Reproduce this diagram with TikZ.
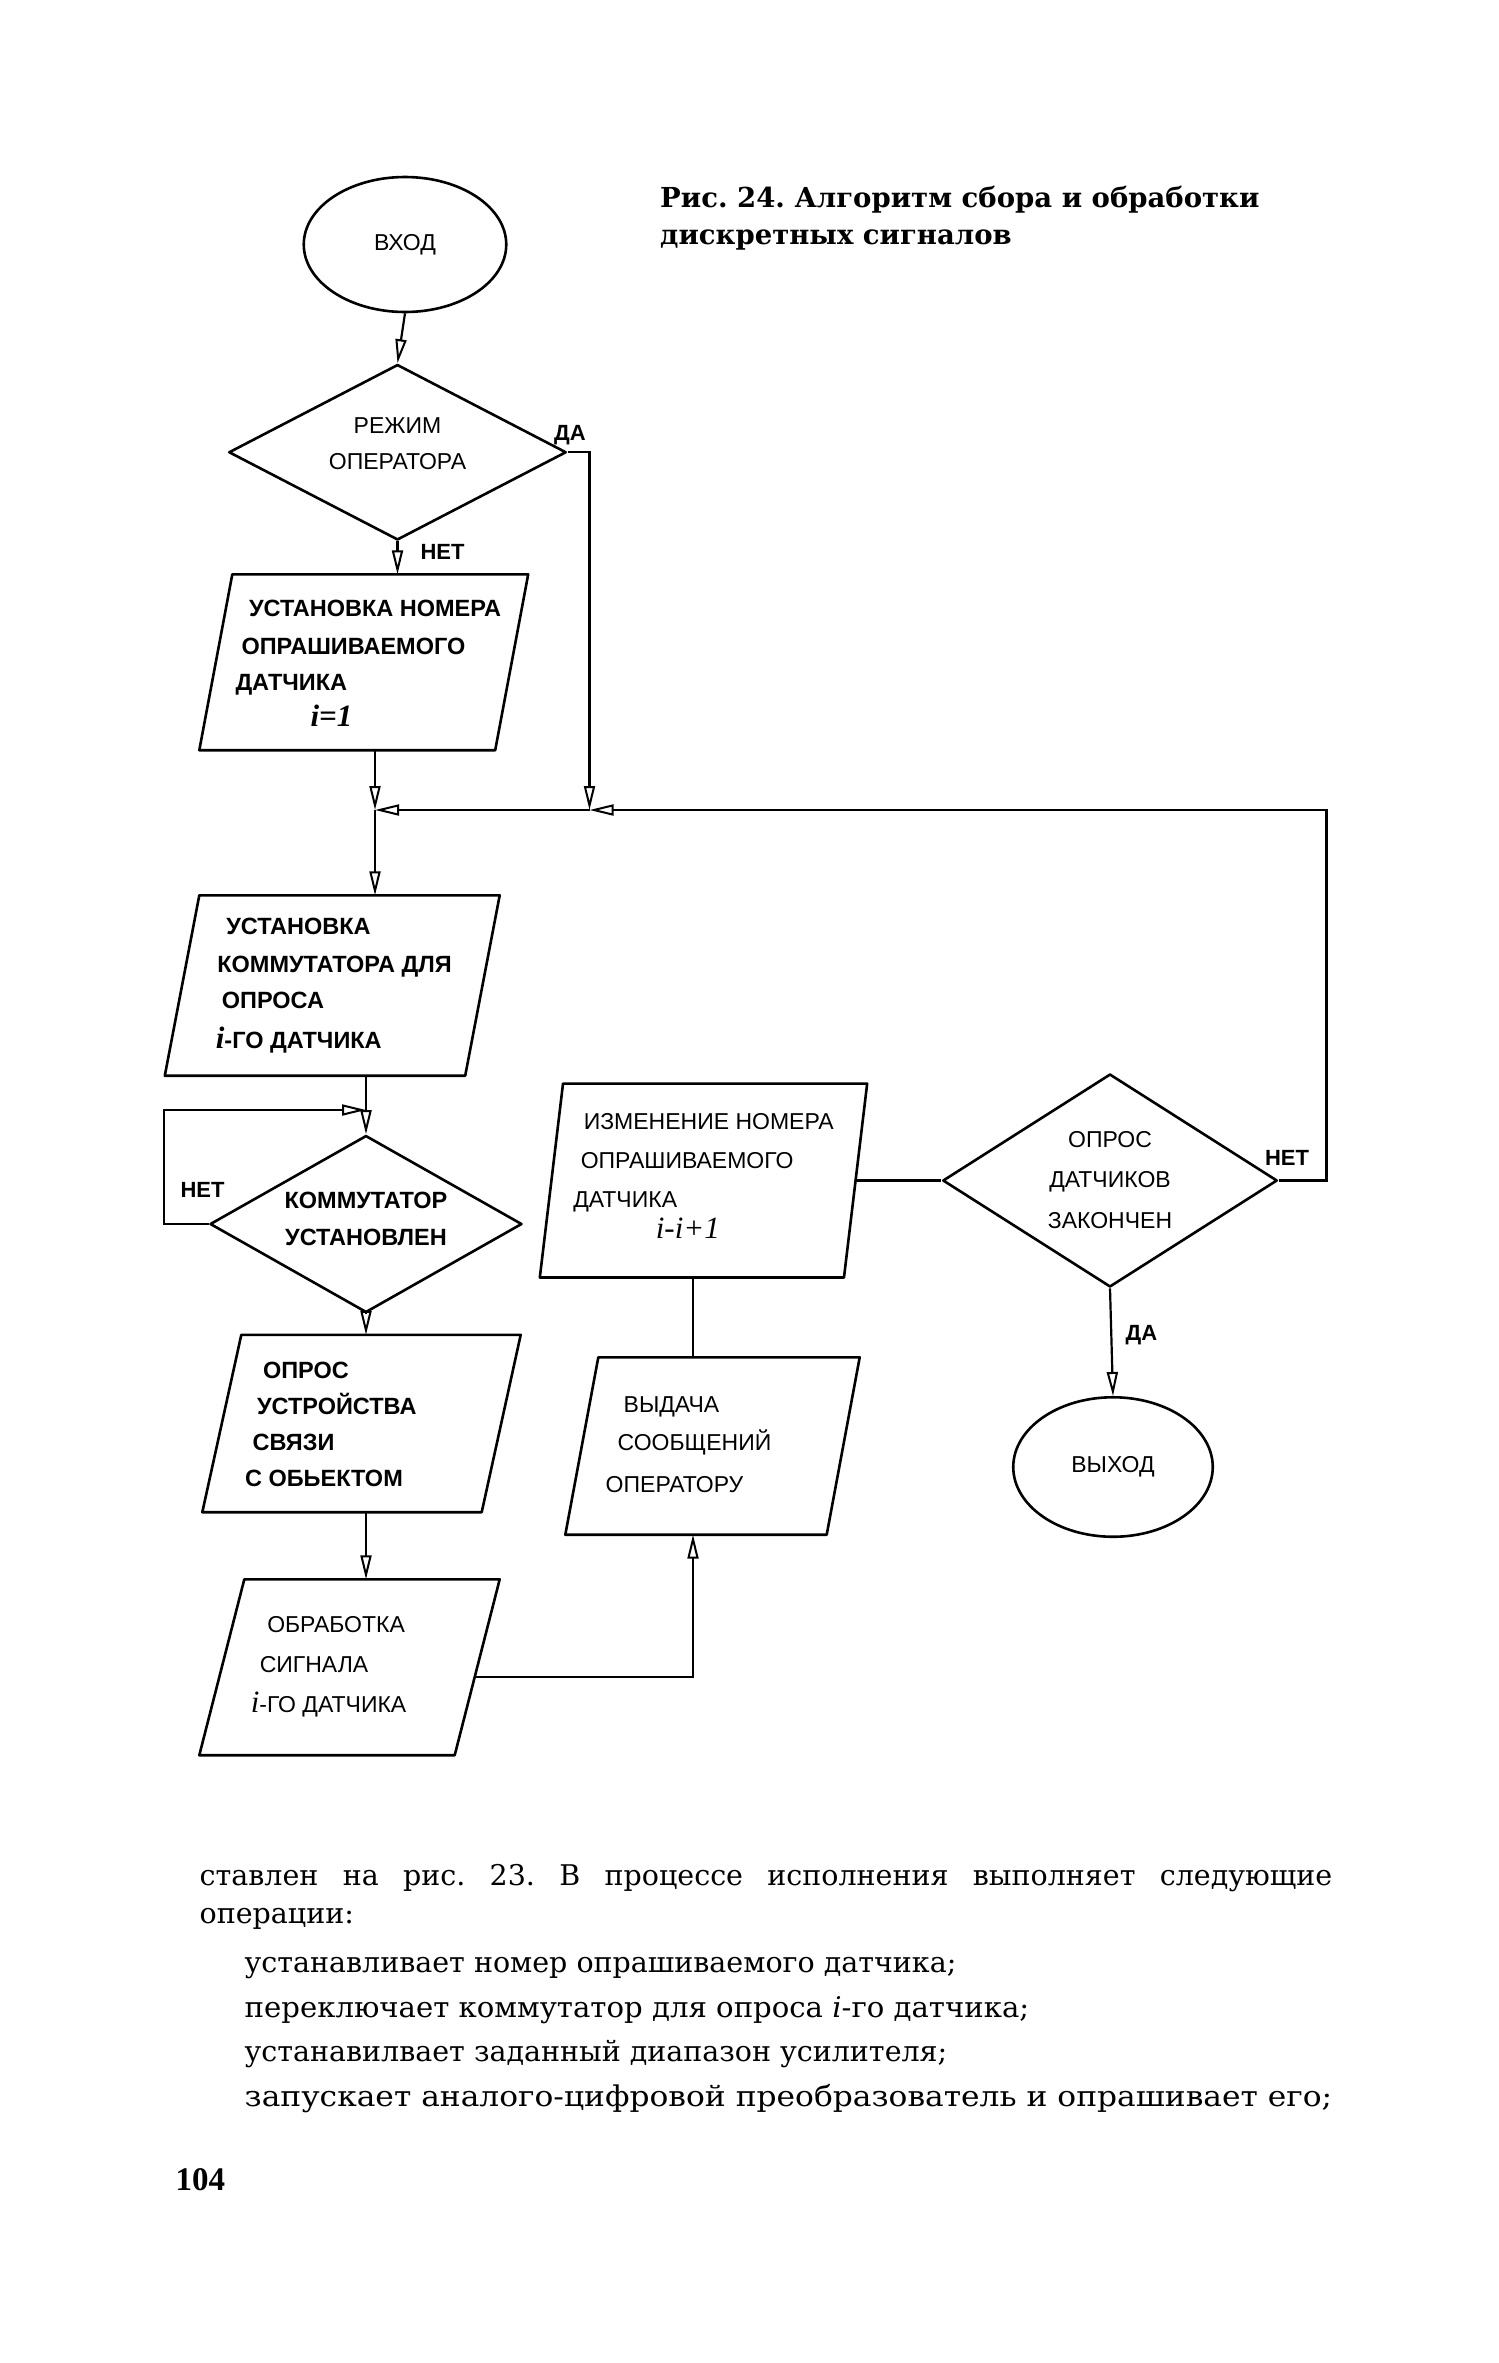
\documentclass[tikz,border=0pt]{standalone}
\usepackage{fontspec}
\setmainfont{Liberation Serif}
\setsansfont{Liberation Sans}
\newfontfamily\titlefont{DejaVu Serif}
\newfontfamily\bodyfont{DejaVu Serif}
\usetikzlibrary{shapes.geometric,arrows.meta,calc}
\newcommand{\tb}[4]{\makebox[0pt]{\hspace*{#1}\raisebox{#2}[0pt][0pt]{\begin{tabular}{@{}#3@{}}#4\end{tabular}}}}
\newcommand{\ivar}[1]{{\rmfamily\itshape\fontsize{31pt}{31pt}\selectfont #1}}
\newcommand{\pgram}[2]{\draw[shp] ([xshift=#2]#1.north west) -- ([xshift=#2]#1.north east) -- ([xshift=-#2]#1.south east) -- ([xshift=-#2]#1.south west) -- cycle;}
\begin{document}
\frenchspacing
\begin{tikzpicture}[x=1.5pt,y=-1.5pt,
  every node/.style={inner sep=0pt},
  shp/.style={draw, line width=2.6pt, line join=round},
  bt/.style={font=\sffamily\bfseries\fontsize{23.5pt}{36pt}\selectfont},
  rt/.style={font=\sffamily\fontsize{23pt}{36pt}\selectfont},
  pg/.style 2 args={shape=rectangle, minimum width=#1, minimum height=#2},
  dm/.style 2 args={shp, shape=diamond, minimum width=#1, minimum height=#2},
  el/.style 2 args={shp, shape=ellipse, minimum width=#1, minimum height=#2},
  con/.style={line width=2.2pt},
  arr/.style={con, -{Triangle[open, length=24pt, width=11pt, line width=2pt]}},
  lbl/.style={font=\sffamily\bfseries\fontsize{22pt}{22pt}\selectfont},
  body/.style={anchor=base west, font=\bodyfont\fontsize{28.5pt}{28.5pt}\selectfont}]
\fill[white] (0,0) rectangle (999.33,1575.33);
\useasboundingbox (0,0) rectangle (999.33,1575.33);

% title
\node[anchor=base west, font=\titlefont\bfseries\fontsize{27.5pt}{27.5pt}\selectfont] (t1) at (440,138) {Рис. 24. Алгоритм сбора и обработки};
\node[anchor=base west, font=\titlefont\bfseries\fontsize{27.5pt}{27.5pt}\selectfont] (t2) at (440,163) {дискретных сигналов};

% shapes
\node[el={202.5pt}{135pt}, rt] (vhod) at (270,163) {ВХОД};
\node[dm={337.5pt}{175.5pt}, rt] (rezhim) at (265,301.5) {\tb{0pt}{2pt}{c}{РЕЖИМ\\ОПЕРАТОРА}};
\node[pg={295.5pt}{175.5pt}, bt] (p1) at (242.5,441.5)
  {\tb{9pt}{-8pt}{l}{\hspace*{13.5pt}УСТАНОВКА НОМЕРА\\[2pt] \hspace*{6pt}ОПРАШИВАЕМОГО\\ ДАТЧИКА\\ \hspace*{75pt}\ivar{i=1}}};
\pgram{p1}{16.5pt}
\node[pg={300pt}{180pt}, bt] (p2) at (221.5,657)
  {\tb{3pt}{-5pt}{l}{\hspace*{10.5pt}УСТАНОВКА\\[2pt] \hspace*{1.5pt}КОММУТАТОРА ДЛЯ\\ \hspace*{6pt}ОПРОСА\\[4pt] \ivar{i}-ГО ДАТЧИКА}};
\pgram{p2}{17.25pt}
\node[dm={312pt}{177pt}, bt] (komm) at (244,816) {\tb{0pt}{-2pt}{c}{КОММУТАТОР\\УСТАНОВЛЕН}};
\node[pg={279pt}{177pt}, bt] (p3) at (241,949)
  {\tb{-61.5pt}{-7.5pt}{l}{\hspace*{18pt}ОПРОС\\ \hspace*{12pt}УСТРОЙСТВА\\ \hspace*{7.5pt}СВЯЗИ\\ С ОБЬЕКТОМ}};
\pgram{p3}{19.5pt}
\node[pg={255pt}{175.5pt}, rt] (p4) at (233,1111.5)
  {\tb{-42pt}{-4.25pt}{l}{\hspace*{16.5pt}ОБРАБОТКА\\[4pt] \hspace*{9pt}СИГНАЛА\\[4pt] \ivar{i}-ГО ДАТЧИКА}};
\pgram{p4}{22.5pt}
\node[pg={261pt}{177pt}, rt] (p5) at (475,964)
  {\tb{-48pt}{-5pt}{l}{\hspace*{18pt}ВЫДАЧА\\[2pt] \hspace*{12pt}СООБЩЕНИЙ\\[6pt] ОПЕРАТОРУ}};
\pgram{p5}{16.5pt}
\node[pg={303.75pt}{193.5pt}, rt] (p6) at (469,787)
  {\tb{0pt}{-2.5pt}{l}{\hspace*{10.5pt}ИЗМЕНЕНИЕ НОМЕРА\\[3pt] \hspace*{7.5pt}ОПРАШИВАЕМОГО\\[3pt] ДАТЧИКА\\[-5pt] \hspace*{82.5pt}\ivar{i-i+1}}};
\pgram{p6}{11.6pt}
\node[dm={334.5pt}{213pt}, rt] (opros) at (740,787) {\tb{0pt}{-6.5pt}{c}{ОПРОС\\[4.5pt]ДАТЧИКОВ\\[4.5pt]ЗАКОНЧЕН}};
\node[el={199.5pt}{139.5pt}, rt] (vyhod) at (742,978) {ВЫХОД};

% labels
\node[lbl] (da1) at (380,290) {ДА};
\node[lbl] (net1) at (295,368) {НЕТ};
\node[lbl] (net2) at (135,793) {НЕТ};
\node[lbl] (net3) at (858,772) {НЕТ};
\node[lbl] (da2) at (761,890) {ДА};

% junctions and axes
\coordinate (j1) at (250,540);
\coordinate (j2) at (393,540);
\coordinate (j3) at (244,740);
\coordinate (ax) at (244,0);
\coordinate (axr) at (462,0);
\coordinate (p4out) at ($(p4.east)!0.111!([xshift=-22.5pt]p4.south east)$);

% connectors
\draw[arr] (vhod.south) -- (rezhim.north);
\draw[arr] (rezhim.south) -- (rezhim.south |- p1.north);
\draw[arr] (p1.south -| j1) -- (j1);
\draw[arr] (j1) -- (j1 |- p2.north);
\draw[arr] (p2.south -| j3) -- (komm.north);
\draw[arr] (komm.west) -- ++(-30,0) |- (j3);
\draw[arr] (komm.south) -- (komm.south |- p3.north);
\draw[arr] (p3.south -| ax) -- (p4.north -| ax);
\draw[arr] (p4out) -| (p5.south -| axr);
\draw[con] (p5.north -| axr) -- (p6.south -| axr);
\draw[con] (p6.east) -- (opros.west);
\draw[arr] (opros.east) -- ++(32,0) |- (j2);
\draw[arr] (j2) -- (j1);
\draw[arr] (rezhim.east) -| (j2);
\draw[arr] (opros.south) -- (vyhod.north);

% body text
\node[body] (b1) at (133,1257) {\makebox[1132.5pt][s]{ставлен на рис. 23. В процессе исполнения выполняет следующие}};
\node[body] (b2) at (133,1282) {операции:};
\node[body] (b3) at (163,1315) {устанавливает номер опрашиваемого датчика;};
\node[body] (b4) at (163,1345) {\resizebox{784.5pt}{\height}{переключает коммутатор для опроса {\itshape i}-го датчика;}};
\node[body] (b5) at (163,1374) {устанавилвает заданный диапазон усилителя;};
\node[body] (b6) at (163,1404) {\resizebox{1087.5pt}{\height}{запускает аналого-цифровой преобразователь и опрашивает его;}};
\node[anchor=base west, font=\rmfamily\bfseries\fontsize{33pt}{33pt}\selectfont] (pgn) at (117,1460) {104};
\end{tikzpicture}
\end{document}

Required work:
Leaving the pictures aside, transcribe the entire listing exactly.

Reply:
Reproduce this diagram with TikZ.
\documentclass[tikz,border=0pt]{standalone}
\usepackage{fontspec}
\setmainfont{Liberation Serif}
\setsansfont{Liberation Sans}
\newfontfamily\titlefont{DejaVu Serif}
\newfontfamily\bodyfont{DejaVu Serif}
\usetikzlibrary{shapes.geometric,arrows.meta,calc}
\newcommand{\tb}[4]{\makebox[0pt]{\hspace*{#1}\raisebox{#2}[0pt][0pt]{\begin{tabular}{@{}#3@{}}#4\end{tabular}}}}
\newcommand{\ivar}[1]{{\rmfamily\itshape\fontsize{31pt}{31pt}\selectfont #1}}
\newcommand{\pgram}[2]{\draw[shp] ([xshift=#2]#1.north west) -- ([xshift=#2]#1.north east) -- ([xshift=-#2]#1.south east) -- ([xshift=-#2]#1.south west) -- cycle;}
\begin{document}
\frenchspacing
\begin{tikzpicture}[x=1.5pt,y=-1.5pt,
  every node/.style={inner sep=0pt},
  shp/.style={draw, line width=2.6pt, line join=round},
  bt/.style={font=\sffamily\bfseries\fontsize{23.5pt}{36pt}\selectfont},
  rt/.style={font=\sffamily\fontsize{23pt}{36pt}\selectfont},
  pg/.style 2 args={shape=rectangle, minimum width=#1, minimum height=#2},
  dm/.style 2 args={shp, shape=diamond, minimum width=#1, minimum height=#2},
  el/.style 2 args={shp, shape=ellipse, minimum width=#1, minimum height=#2},
  con/.style={line width=2.2pt},
  arr/.style={con, -{Triangle[open, length=24pt, width=11pt, line width=2pt]}},
  lbl/.style={font=\sffamily\bfseries\fontsize{22pt}{22pt}\selectfont},
  body/.style={anchor=base west, font=\bodyfont\fontsize{28.5pt}{28.5pt}\selectfont}]
\fill[white] (0,0) rectangle (999.33,1575.33);
\useasboundingbox (0,0) rectangle (999.33,1575.33);

% title
\node[anchor=base west, font=\titlefont\bfseries\fontsize{27.5pt}{27.5pt}\selectfont] (t1) at (440,138) {Рис. 24. Алгоритм сбора и обработки};
\node[anchor=base west, font=\titlefont\bfseries\fontsize{27.5pt}{27.5pt}\selectfont] (t2) at (440,163) {дискретных сигналов};

% shapes
\node[el={202.5pt}{135pt}, rt] (vhod) at (270,163) {ВХОД};
\node[dm={337.5pt}{175.5pt}, rt] (rezhim) at (265,301.5) {\tb{0pt}{2pt}{c}{РЕЖИМ\\ОПЕРАТОРА}};
\node[pg={295.5pt}{175.5pt}, bt] (p1) at (242.5,441.5)
  {\tb{9pt}{-8pt}{l}{\hspace*{13.5pt}УСТАНОВКА НОМЕРА\\[2pt] \hspace*{6pt}ОПРАШИВАЕМОГО\\ ДАТЧИКА\\ \hspace*{75pt}\ivar{i=1}}};
\pgram{p1}{16.5pt}
\node[pg={300pt}{180pt}, bt] (p2) at (221.5,657)
  {\tb{3pt}{-5pt}{l}{\hspace*{10.5pt}УСТАНОВКА\\[2pt] \hspace*{1.5pt}КОММУТАТОРА ДЛЯ\\ \hspace*{6pt}ОПРОСА\\[4pt] \ivar{i}-ГО ДАТЧИКА}};
\pgram{p2}{17.25pt}
\node[dm={312pt}{177pt}, bt] (komm) at (244,816) {\tb{0pt}{-2pt}{c}{КОММУТАТОР\\УСТАНОВЛЕН}};
\node[pg={279pt}{177pt}, bt] (p3) at (241,949)
  {\tb{-61.5pt}{-7.5pt}{l}{\hspace*{18pt}ОПРОС\\ \hspace*{12pt}УСТРОЙСТВА\\ \hspace*{7.5pt}СВЯЗИ\\ С ОБЬЕКТОМ}};
\pgram{p3}{19.5pt}
\node[pg={255pt}{175.5pt}, rt] (p4) at (233,1111.5)
  {\tb{-42pt}{-4.25pt}{l}{\hspace*{16.5pt}ОБРАБОТКА\\[4pt] \hspace*{9pt}СИГНАЛА\\[4pt] \ivar{i}-ГО ДАТЧИКА}};
\pgram{p4}{22.5pt}
\node[pg={261pt}{177pt}, rt] (p5) at (475,964)
  {\tb{-48pt}{-5pt}{l}{\hspace*{18pt}ВЫДАЧА\\[2pt] \hspace*{12pt}СООБЩЕНИЙ\\[6pt] ОПЕРАТОРУ}};
\pgram{p5}{16.5pt}
\node[pg={303.75pt}{193.5pt}, rt] (p6) at (469,787)
  {\tb{0pt}{-2.5pt}{l}{\hspace*{10.5pt}ИЗМЕНЕНИЕ НОМЕРА\\[3pt] \hspace*{7.5pt}ОПРАШИВАЕМОГО\\[3pt] ДАТЧИКА\\[-5pt] \hspace*{82.5pt}\ivar{i-i+1}}};
\pgram{p6}{11.6pt}
\node[dm={334.5pt}{213pt}, rt] (opros) at (740,787) {\tb{0pt}{-6.5pt}{c}{ОПРОС\\[4.5pt]ДАТЧИКОВ\\[4.5pt]ЗАКОНЧЕН}};
\node[el={199.5pt}{139.5pt}, rt] (vyhod) at (742,978) {ВЫХОД};

% labels
\node[lbl] (da1) at (380,290) {ДА};
\node[lbl] (net1) at (295,368) {НЕТ};
\node[lbl] (net2) at (135,793) {НЕТ};
\node[lbl] (net3) at (858,772) {НЕТ};
\node[lbl] (da2) at (761,890) {ДА};

% junctions and axes
\coordinate (j1) at (250,540);
\coordinate (j2) at (393,540);
\coordinate (j3) at (244,740);
\coordinate (ax) at (244,0);
\coordinate (axr) at (462,0);
\coordinate (p4out) at ($(p4.east)!0.111!([xshift=-22.5pt]p4.south east)$);

% connectors
\draw[arr] (vhod.south) -- (rezhim.north);
\draw[arr] (rezhim.south) -- (rezhim.south |- p1.north);
\draw[arr] (p1.south -| j1) -- (j1);
\draw[arr] (j1) -- (j1 |- p2.north);
\draw[arr] (p2.south -| j3) -- (komm.north);
\draw[arr] (komm.west) -- ++(-30,0) |- (j3);
\draw[arr] (komm.south) -- (komm.south |- p3.north);
\draw[arr] (p3.south -| ax) -- (p4.north -| ax);
\draw[arr] (p4out) -| (p5.south -| axr);
\draw[con] (p5.north -| axr) -- (p6.south -| axr);
\draw[con] (p6.east) -- (opros.west);
\draw[arr] (opros.east) -- ++(32,0) |- (j2);
\draw[arr] (j2) -- (j1);
\draw[arr] (rezhim.east) -| (j2);
\draw[arr] (opros.south) -- (vyhod.north);

% body text
\node[body] (b1) at (133,1257) {\makebox[1132.5pt][s]{ставлен на рис. 23. В процессе исполнения выполняет следующие}};
\node[body] (b2) at (133,1282) {операции:};
\node[body] (b3) at (163,1315) {устанавливает номер опрашиваемого датчика;};
\node[body] (b4) at (163,1345) {\resizebox{784.5pt}{\height}{переключает коммутатор для опроса {\itshape i}-го датчика;}};
\node[body] (b5) at (163,1374) {устанавилвает заданный диапазон усилителя;};
\node[body] (b6) at (163,1404) {\resizebox{1087.5pt}{\height}{запускает аналого-цифровой преобразователь и опрашивает его;}};
\node[anchor=base west, font=\rmfamily\bfseries\fontsize{33pt}{33pt}\selectfont] (pgn) at (117,1460) {104};
\end{tikzpicture}
\end{document}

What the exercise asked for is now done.